Let’s take a look at the implementation of the algorithm:

algorithm CountSubarrays(A, K):
    // INPUT
    //    A = the given array
    //    K = the desired sum
    // OUTPUT
    //    the number of subarrays with a sum equal to K

    prefixSum <- an array of size length(A) + 1 filled with zeroes

    for i <- 0 to length(A) - 1:
        prefixSum[i + 1] <- prefixSum[i] + A[i]

    answer <- 0
    count <- an empty hash map

    for i <- 0 to length(A):
        answer <- count[prefixSum[i] - K]
        count[prefixSum[i]] <- count[prefixSum[i]] + 1

    return answer

Initially, we have the same CountSubarrays function as the previous approach.

First, we declare the prefixSum array, which will store the sum of all elements from the beginning of the given array up to a specific position. We compute the prefixSum of the given array A by applying the formula prefixSum_{i + 1} = prefixSum_i + A_i.

Second, we declare answer, which will store the number of valid subarrays. Furthermore, we declare the count hashmap, which will store the count of occurrences of a specific prefixSum value.

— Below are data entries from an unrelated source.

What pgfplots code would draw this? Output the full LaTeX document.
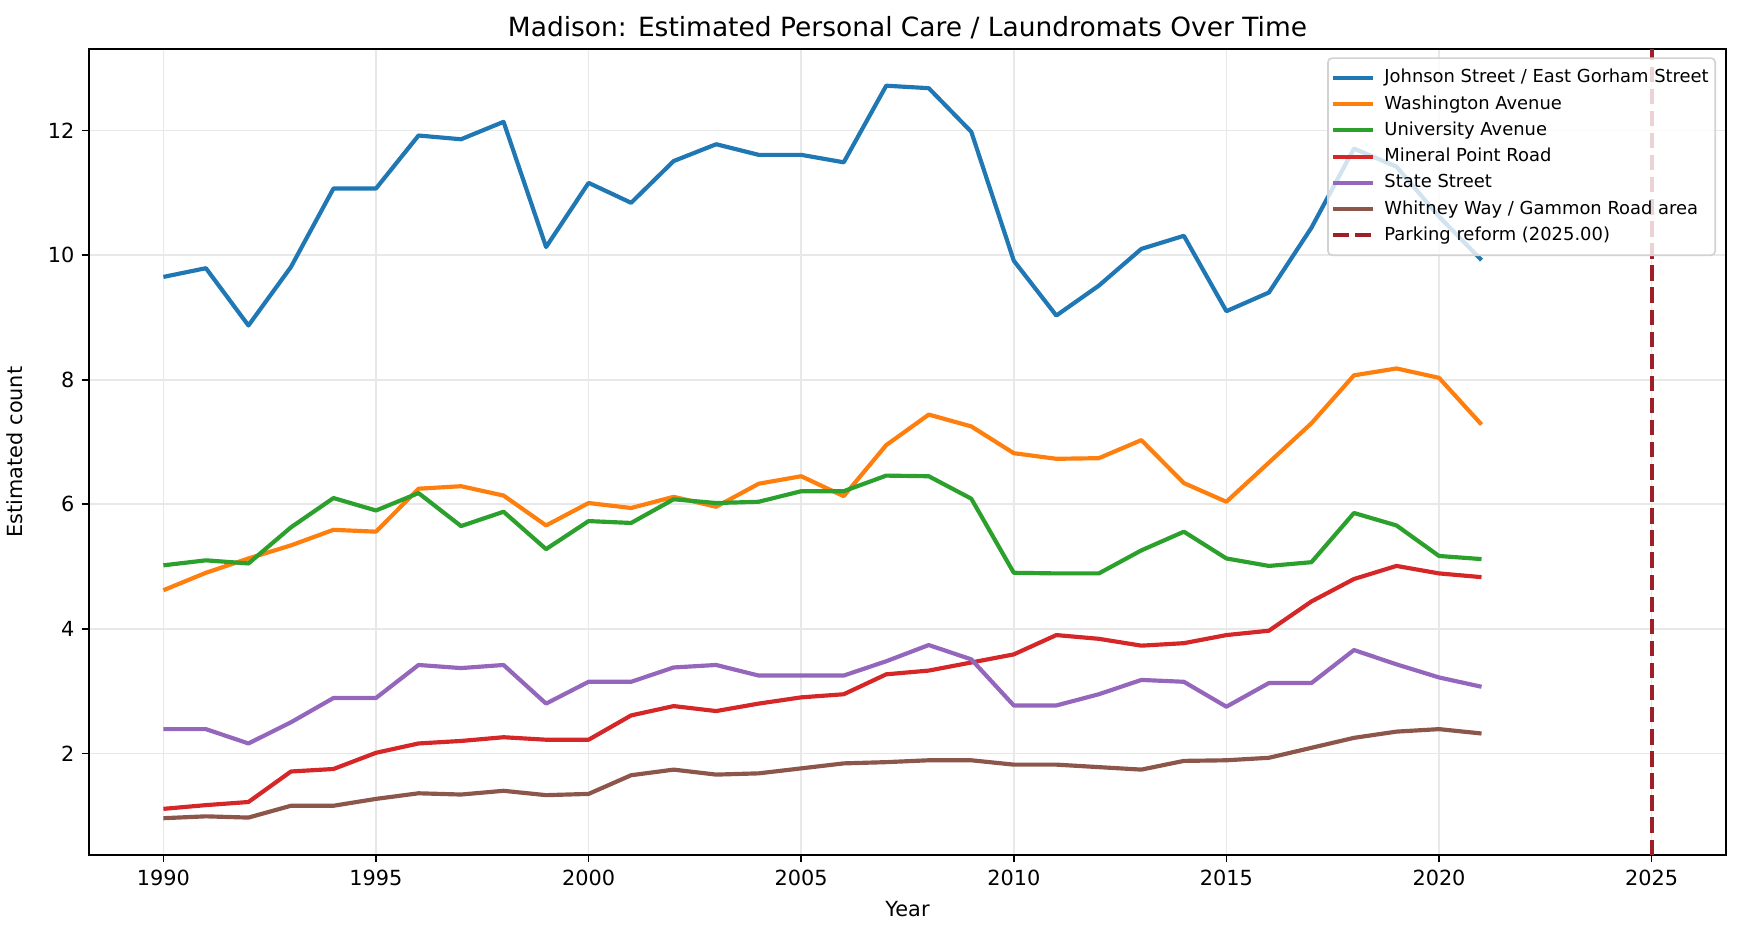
\documentclass[border=0pt]{standalone}
\usepackage{fontspec}
\setmainfont{DejaVu Sans}
\usepackage{pgfplots}
\usepackage{pgfplotstable}
\pgfplotsset{compat=1.18}

\definecolor{c0}{HTML}{1F77B4}
\definecolor{c1}{HTML}{FF7F0E}
\definecolor{c2}{HTML}{2CA02C}
\definecolor{c3}{HTML}{D62728}
\definecolor{c4}{HTML}{9467BD}
\definecolor{c5}{HTML}{8C564B}
\definecolor{reform}{HTML}{9F1F29}

% estimated counts per corridor
\pgfplotstableread{
year johnson washington university mineral state whitney
1990 9.65  4.62 5.02 1.11 2.39 0.96
1991 9.79  4.90 5.10 1.17 2.39 0.99
1992 8.87  5.13 5.05 1.22 2.16 0.97
1993 9.81  5.34 5.63 1.71 2.50 1.16
1994 11.07 5.59 6.10 1.75 2.89 1.16
1995 11.07 5.56 5.90 2.01 2.89 1.27
1996 11.92 6.25 6.18 2.16 3.42 1.36
1997 11.86 6.29 5.65 2.20 3.37 1.34
1998 12.14 6.14 5.88 2.26 3.42 1.40
1999 10.13 5.66 5.28 2.22 2.80 1.33
2000 11.16 6.02 5.73 2.22 3.15 1.35
2001 10.84 5.94 5.70 2.61 3.15 1.65
2002 11.51 6.12 6.08 2.76 3.38 1.74
2003 11.78 5.96 6.02 2.68 3.42 1.66
2004 11.61 6.33 6.04 2.80 3.25 1.68
2005 11.61 6.45 6.21 2.90 3.25 1.76
2006 11.49 6.13 6.21 2.95 3.25 1.84
2007 12.72 6.95 6.46 3.27 3.48 1.86
2008 12.68 7.44 6.45 3.33 3.74 1.89
2009 11.98 7.25 6.09 3.46 3.51 1.89
2010 9.91  6.82 4.90 3.59 2.77 1.82
2011 9.03  6.73 4.89 3.90 2.77 1.82
2012 9.51  6.74 4.89 3.84 2.95 1.78
2013 10.10 7.03 5.26 3.73 3.18 1.74
2014 10.31 6.34 5.56 3.77 3.15 1.88
2015 9.10  6.04 5.13 3.90 2.75 1.89
2016 9.40  6.67 5.01 3.97 3.13 1.93
2017 10.44 7.30 5.07 4.44 3.13 2.09
2018 11.71 8.07 5.86 4.80 3.66 2.25
2019 11.42 8.18 5.66 5.01 3.43 2.35
2020 10.62 8.03 5.17 4.89 3.22 2.39
2021 9.92  7.28 5.12 4.83 3.07 2.32
}\datatable

\begin{document}
\begin{tikzpicture}
	\begin{axis}[
		scale only axis,
		width=785.8pt,
		height=386.9pt,
		xmin=1988.25, xmax=2026.75,
		ymin=0.37, ymax=13.31,
		xtick={1990,1995,...,2025},
		ytick={2,4,...,12},
		/pgf/number format/1000 sep={},
		/pgf/number format/assume math mode=true,
		tick label style={font=\fontsize{10}{12}\selectfont},
		xtick pos=bottom,
		ytick pos=left,
		tick align=outside,
		major tick length=3.5pt,
		major tick style={black, line width=0.8pt},
		axis line style={black, line width=0.8pt},
		grid=major,
		grid style={line width=0.8pt, draw=gray!18},
		title={Madison: Estimated Personal Care / Laundromats Over Time},
		% pgfplots already lifts the title by 6pt
		title style={font=\fontsize{12.7}{14}\selectfont, at={(axis description cs:0.5,1)}, anchor=base},
		xlabel={Year},
		ylabel={Estimated count},
		label style={font=\fontsize{10}{12}\selectfont},
		xlabel style={at={(axis description cs:0.5,-0.067)}, anchor=center},
		ylabel style={at={(axis description cs:-0.0452,0.5)}, anchor=center},
		every axis plot/.append style={line width=2pt, line join=round},
		legend image code/.code={\draw[#1] (0pt,0pt) -- (19pt,0pt);},
		legend cell align=left,
		legend style={
			at={(1,1)}, anchor=north east, xshift=-4.8pt, yshift=-4pt,
			fill=white, fill opacity=0.8, draw opacity=1, text opacity=1,
			draw=gray!35, line width=0.8pt, rounded corners=2pt,
			font=\fontsize{8.6}{10}\selectfont,
			nodes={text height=6.8pt, text depth=2pt, inner sep=1.6pt},
			/tikz/every odd column/.append style={column sep=3pt},
			row sep=0.6pt, inner xsep=1.5pt, inner ysep=3.5pt
		},
		]
		
		\addplot[c0] table[x=year, y=johnson] {\datatable};
		\addlegendentry{Johnson Street / East Gorham Street}
		\addplot[c1] table[x=year, y=washington] {\datatable};
		\addlegendentry{Washington Avenue}
		\addplot[c2] table[x=year, y=university] {\datatable};
		\addlegendentry{University Avenue}
		\addplot[c3] table[x=year, y=mineral] {\datatable};
		\addlegendentry{Mineral Point Road}
		\addplot[c4] table[x=year, y=state] {\datatable};
		\addlegendentry{State Street}
		\addplot[c5] table[x=year, y=whitney] {\datatable};
		\addlegendentry{Whitney Way / Gammon Road area}
		
		% reform year marker
		\addplot[reform, dash pattern=on 7.4pt off 3.2pt] coordinates {(2025,0.37) (2025,13.31)};
		\addlegendentry{Parking reform (2025.00)}
		
	\end{axis}
	% fix the margins round the axis box
	\path (current axis.south west) ++(-42.7pt,-38.9pt) rectangle ([shift={(7.2pt,23.5pt)}]current axis.north east);
\end{tikzpicture}
\end{document}
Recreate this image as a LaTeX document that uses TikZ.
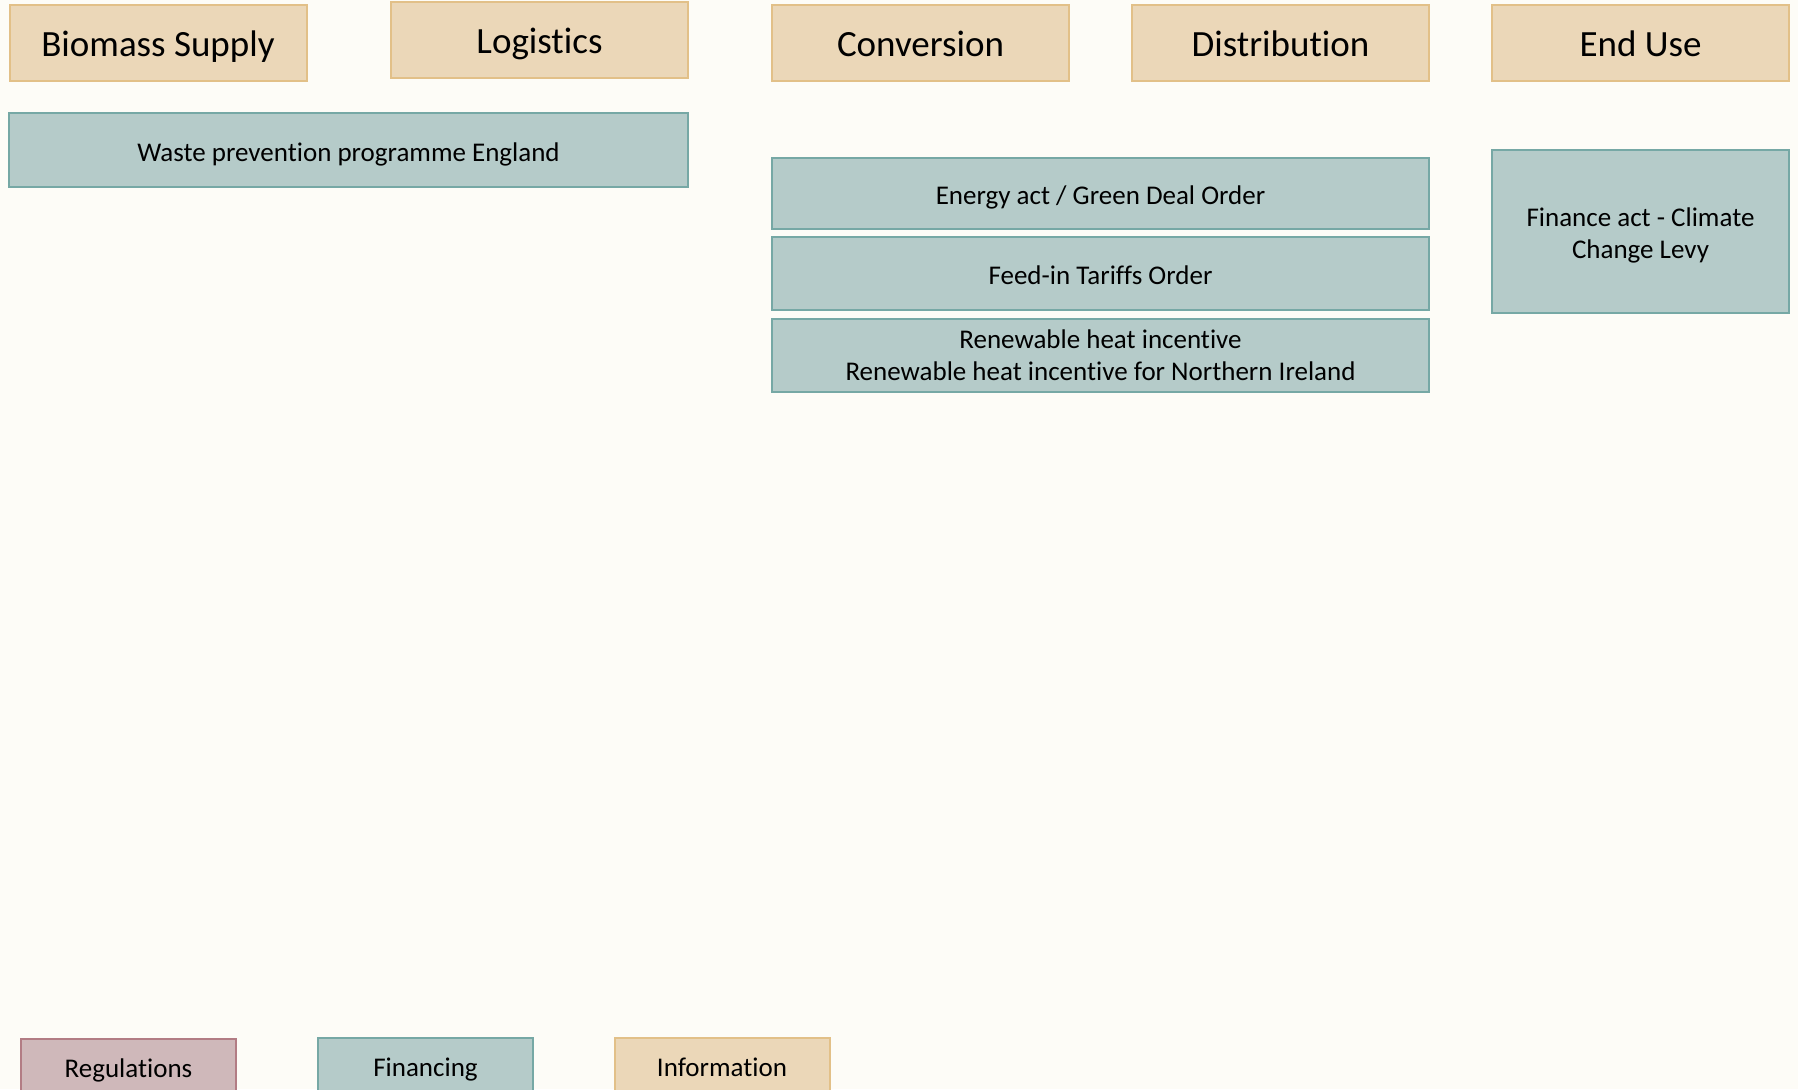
\documentclass[tikz,border=0pt]{standalone}
\usepackage{fontspec}
\setmainfont{Carlito}[Ligatures={NoCommon}]

\definecolor{paper}{HTML}{FDFCF7}
\definecolor{tanfill}{HTML}{EBD7B8}
\definecolor{tanline}{HTML}{E2C088}
\definecolor{tealfill}{HTML}{B5CBC9}
\definecolor{tealline}{HTML}{76A8A5}
\definecolor{rosefill}{HTML}{CFB8BA}
\definecolor{roseline}{HTML}{B27C84}

\newcommand{\topstrut}{\rule{0pt}{0.95em}}
\newcommand{\botstrut}{\rule[-0.25em]{0pt}{0pt}}

\begin{document}
\begin{tikzpicture}[x=1pt, y=-1pt,
    bigline/.style={text height=32pt, text depth=5pt},
    oneline/.style={text height=27pt, text depth=5pt},
    stage/.style={draw=tanline, fill=tanfill, line width=2pt, inner sep=0pt, bigline,
      minimum width=297pt, minimum height=76pt, font=\fontsize{37}{44}\selectfont},
    policy/.style={draw=tealline, fill=tealfill, line width=2pt, inner sep=0pt,
      align=center, font=\fontsize{27}{32}\selectfont},
    legend/.style={draw=#1line, fill=#1fill, line width=2pt, inner sep=0pt, oneline,
      minimum width=215pt, minimum height=54pt, font=\fontsize{27}{32}\selectfont}]
			\useasboundingbox[fill=paper] (0,0) rectangle (1798,1089);
			\clip (0,0) rectangle (1798,1089);
			% value chain stages
			\node[stage] (supply) at (158,43) {Biomass Supply};
			\node[stage] (logistics) at (539.5,40) {Logistics};
			\node[stage] (conversion) at (920.5,43) {Conversion};
			\node[stage] (distribution) at (1280.5,43) {Distribution};
			\node[stage] (enduse) at (1640.5,43) {End Use};
			% policies
			\node[policy, oneline, minimum width=679pt, minimum height=73pt] (waste) at (348.5,150) {Waste prevention programme England};
			\node[policy, oneline, minimum width=657pt, minimum height=71pt] (greendeal) at (1100.5,193.5) {Energy act / Green Deal Order};
			\node[policy, oneline, minimum width=657pt, minimum height=73pt] (feedin) at (1100.5,273.5) {Feed-in Tariffs Order};
			\node[policy, minimum width=657pt, minimum height=73pt] (rhi) at (1100.5,355.5) {\topstrut Renewable heat incentive\\Renewable heat incentive for Northern Ireland\botstrut};
			\node[policy, minimum width=297pt, minimum height=163pt] (levy) at (1640.5,231.5) {\topstrut Finance act - Climate\\Change Levy};
			% legend
			\node[legend=rose] (regulations) at (128.5,1066) {Regulations};
			\node[legend=teal] (financing) at (425.5,1065) {Financing};
			\node[legend=tan] (information) at (722,1065) {Information};
		\end{tikzpicture}
\end{document}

Third, we iterate over each position and fix it as the end of the subarray, and we will want to get the count of all possible subarray starts. The subarray that ends at position i will have a valid start j, if, and only if, prefixSum_{j - 1} = prefixSum_i - K. So, we’ll add to the answer the number of positions with a prefixSum equal to prefixSum_i - K. After that, we’ll increase the count of the prefixSum_i by one.

Finally, the answer will equal the number of subarrays that have a sum equal to K.

4.3. Complexity

The time complexity of this algorithm is \boldsymbol{O(N)} , where N is the length of the given array A. This complexity is because we iterate over each element only once.

Note: the previous time complexity could be multiplied by a constant factor representing the hashmap operations’ complexity.

5. Conclusion

In this article, we discussed the problem of finding the number of subarrays with a given sum K. We provided an example to explain the problem and explored two different approaches to solve it, where the second one had a better time complexity.

Finally, we walked through their implementations and explained the idea behind each of them.